Learning to think outside the box gives martial arts students the edge in all of life’s competitions because they have a larger toolbox from which to draw. With this advantage, martial artists find it easier to succeed, even in tough times.
Poomsae for Brain Health
Poomsae, or forms practice, is a major component of Akula Taekwondo’s curriculum. As the student practices poomsae’s coordinated movement patterns, bigger and better nerve networks develop in the brain. Practicing Taekwondo forms (kata in Karate) improves memory. As a result, practicing Taekwondo may help children get better grades in school and help adults stay mentally agile.
Sparring to Boost Problem Solving Skills
Sparring is a controlled form of freestyle fighting within the confines of strict rules and precautions. Success in sparring requires rapidly solving complex problems while performing complex motions. Students learn how to anticipate things before they happen and the importance of thinking a few steps ahead of the competition. Sparring is an incredible mind-body exercise, demanding quick thinking and speedy problem-solving while being pushed to your physical limits.

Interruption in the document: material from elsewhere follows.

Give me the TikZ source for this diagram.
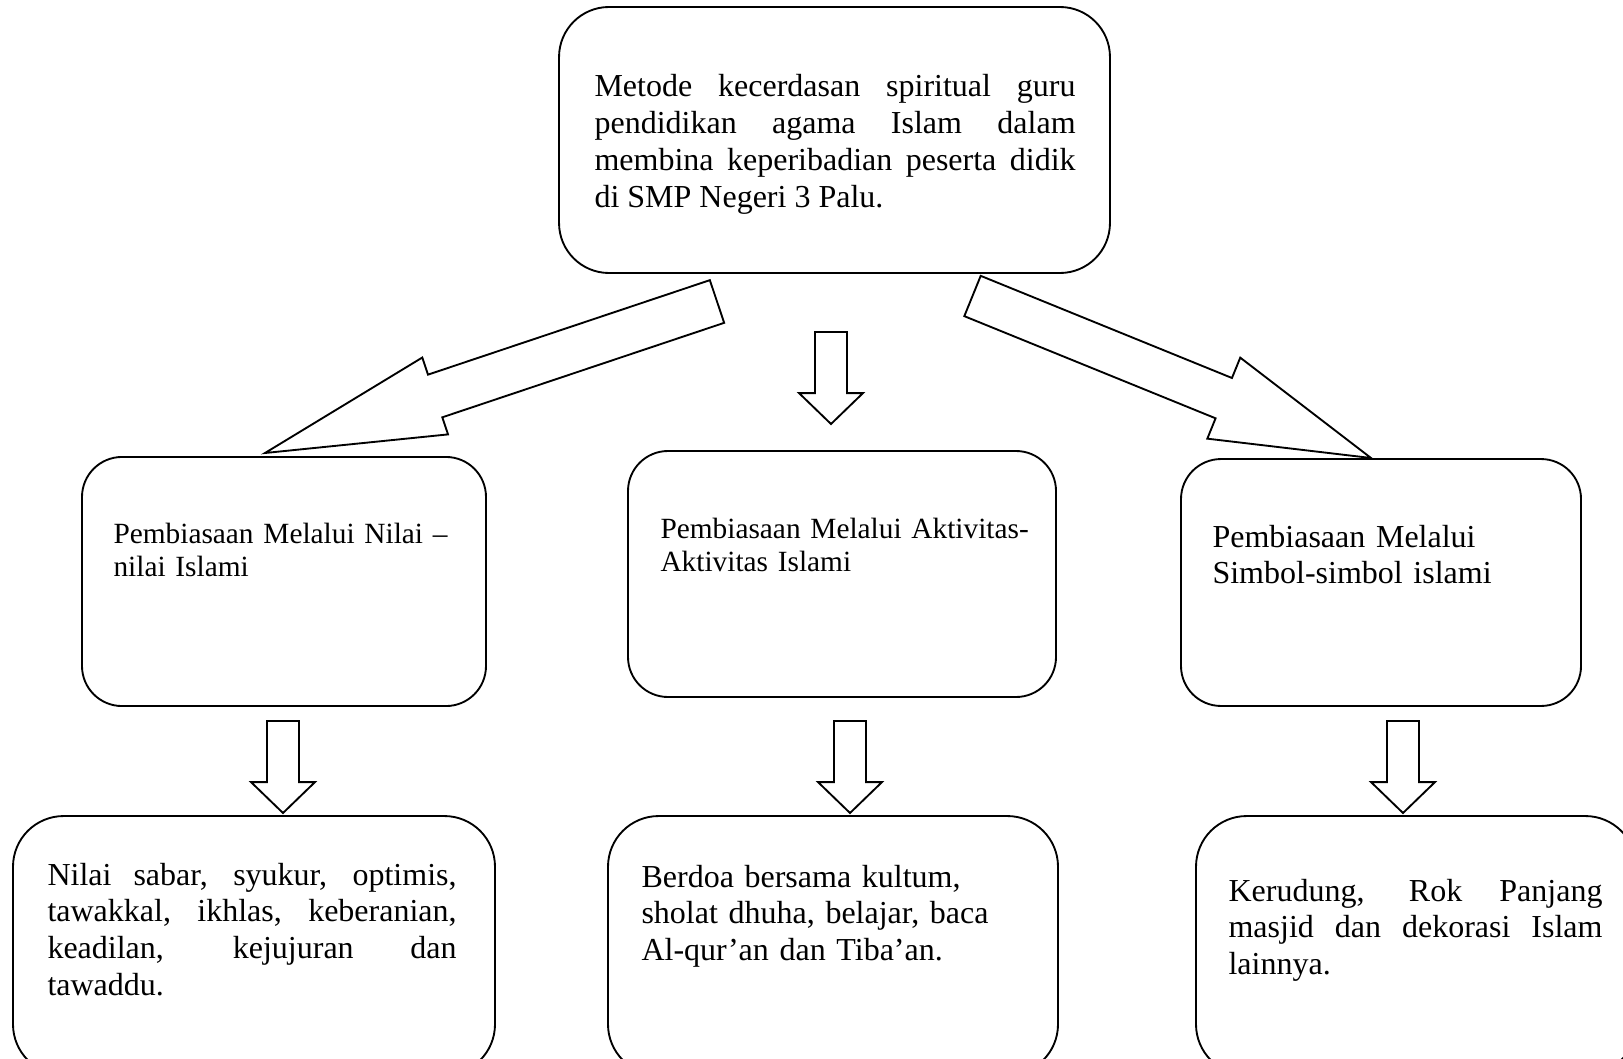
\documentclass[tikz,border=0pt]{standalone}
\usepackage{fontspec}
\setmainfont{Liberation Serif}
\usetikzlibrary{calc}
\hyphenpenalty=10000
\tikzset{
  box/.style={draw,line width=0.7pt,rounded corners=15pt,inner sep=0pt},
  txt/.style={anchor=base west,inner sep=0pt,font=\fontsize{12}{13.8}\selectfont},
  txtsmall/.style={txt,font=\fontsize{11}{12.65}\selectfont},
  blockarr/.style={draw,line width=0.7pt,fill=white,line join=miter}
}
% block arrow: tail, tip, half shaft, half head, head length
\newcommand\blockarrow[5]{%
  \coordinate (neck) at ($(#2)!#5!(#1)$);
  \draw[blockarr] ($(#1)!#3!90:(#2)$) -- ($(neck)!#3!90:(#2)$) -- ($(neck)!#4!90:(#2)$) -- (#2)
    -- ($(neck)!#4!-90:(#2)$) -- ($(neck)!#3!-90:(#2)$) -- ($(#1)!#3!-90:(#2)$) -- cycle;
}
\begin{document}
\begin{tikzpicture}[x=0.375pt,y=-0.375pt]
  \useasboundingbox (0,0) rectangle (1623,1059);
  \clip (0,0) rectangle (1623,1059);
  % boxes
  \node[box,rounded corners=18.75pt,minimum width=206.6pt,minimum height=99.75pt] (metode) at (834.5,140) {};
  \node[box,minimum width=151.5pt,minimum height=93.4pt] (nilai) at (284,581.5) {};
  \node[box,minimum width=160.5pt,minimum height=92.25pt] (aktivitas) at (842,574) {};
  \node[box,minimum width=150pt,minimum height=92.6pt] (simbol) at (1381,582.5) {};
  \node[box,rounded corners=19pt,minimum width=180.75pt,minimum height=97.1pt] (nilaiisi) at (254,945.5) {};
  \node[box,rounded corners=19pt,minimum width=168.75pt,minimum height=97.1pt] (aktivitasisi) at (833,945.5) {};
  \node[box,rounded corners=19pt,minimum width=165pt,minimum height=97.1pt] (simbolisi) at (1416,945.5) {};
  % texts
  \node[txt,text width=180.4pt,align=justify] (metode-t) at (594,97)
    {Metode kecerdasan spiritual guru\linebreak pendidikan agama Islam dalam\linebreak membina keperibadian peserta didik\linebreak di SMP Negeri 3 Palu.};
  \node[txtsmall,text width=140pt,align=left] (nilai-t) at (113,543) {Pembiasaan Melalui Nilai --\\nilai Islami};
  \node[txtsmall,text width=150pt,align=left] (aktivitas-t) at (660,538) {Pembiasaan Melalui Aktivitas-\\Aktivitas Islami};
  \node[txt,text width=140pt,align=left] (simbol-t) at (1212,547) {Pembiasaan Melalui\\Simbol-simbol islami};
  \node[txt,text width=153.4pt,align=justify] (nilaiisi-t) at (47,885)
    {Nilai sabar, syukur, optimis,\linebreak tawakkal, ikhlas, keberanian,\linebreak keadilan, kejujuran dan\linebreak tawaddu.};
  \node[txt,text width=160pt,align=left] (aktivitasisi-t) at (641,887)
    {Berdoa bersama kultum,\\sholat dhuha, belajar, baca\\Al-qur’an dan Tiba’an.};
  \node[txt,text width=140.25pt,align=justify] (simbolisi-t) at (1228,901)
    {Kerudung, Rok Panjang\linebreak masjid dan dekorasi Islam\linebreak lainnya.};
  % arrows
  \coordinate (a1s) at (717,301.5);  \coordinate (a1e) at (265,453);
  \coordinate (a2s) at (831,332);    \coordinate (a2e) at (831,424);
  \coordinate (a3s) at (972.5,296);  \coordinate (a3e) at (1371,458);
  \coordinate (b1s) at (283,721);    \coordinate (b1e) at (283,813);
  \coordinate (b2s) at (850,721);    \coordinate (b2e) at (850,813);
  \coordinate (b3s) at (1403,721);   \coordinate (b3e) at (1403,813);
  \blockarrow{a1s}{a1e}{8.44pt}{15.2pt}{67.3pt}
  \blockarrow{a2s}{a2e}{6pt}{12pt}{11.6pt}
  \blockarrow{a3s}{a3e}{8.16pt}{16.4pt}{59.6pt}
  \blockarrow{b1s}{b1e}{6pt}{12pt}{11.6pt}
  \blockarrow{b2s}{b2e}{6pt}{12pt}{11.6pt}
  \blockarrow{b3s}{b3e}{6pt}{12pt}{11.6pt}
\end{tikzpicture}
\end{document}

Obstacle Course Challenges to Encourage Out-of-the-Box Thinking
To add fun and variety to our classes, Akula instructors occasionally challenge students with an obstacle course. Students must work as a team, think outside the box, and use body and mind together to finish first. Our obstacle courses are a student favorite!
Taekwondo Training Deescalates Stress and Frustration, Improving Mental Health and Cultivating a Positive Outlook on Life
Anger and frustration hinder thinking ability and impulse control, leading to bad decisions and poor outcomes. Practicing Taekwondo or karate gives kids, teens, and adults a productive way to deal with pent up emotions. That’s because intense exercise and concentration shift negative energy, yielding a clear mind capable of making intelligent decisions. Moreover, exercising decreases levels of cortisol, the stress hormone, creating a more peaceful life.
Martial Arts Practice Develops Self-Discipline and Confidence
Life is filled with challenges. Individuals who cultivate self-discipline learn to overcome difficulties through consistent hard work. This improves self-confidence and leads to better decision making. Self-confidence supports success in all areas of life. A confident person is less likely to cave in to peer pressure and more likely to make good choices. Further, individuals who have healthy self-esteem are more likely to take on responsibilities and leadership positions. This creates valuable and rewarding life experiences.
Research on neuroplasticity (the ability of the brain to change) reveals that the brain releases neurotrophic factors when exercising. This leads to the development of new cells in the temporal and prefrontal cortex. The temporal region is responsible for memory, thus helping children learn concepts faster. The prefrontal cortex is involved in executive function, responsible for the capability to push through challenging tasks.
Rest is essential to cognition. Studies show that mental acuity goes down when a person is sleep deprived. Sleep deprivation can also lead to a variety of health conditions and illnesses. Exercising daily helps with the effective release of melatonin by lowering cortisol levels. Melatonin is responsible for inducing sleep, improving cognitive function through prolonged periods of rest and consistent sleep cycles. As a result, those who train in Taekwondo wake well-rested and refreshed, improving brain function.
Consistent exercise is crucial for the brain’s growth and nourishment. Taekwondo’s bilateral movements and mind-body exercises offer benefits beyond other physical activities. In short, Taekwondo is good for the brain, good for the body, and an excellent health-building activity.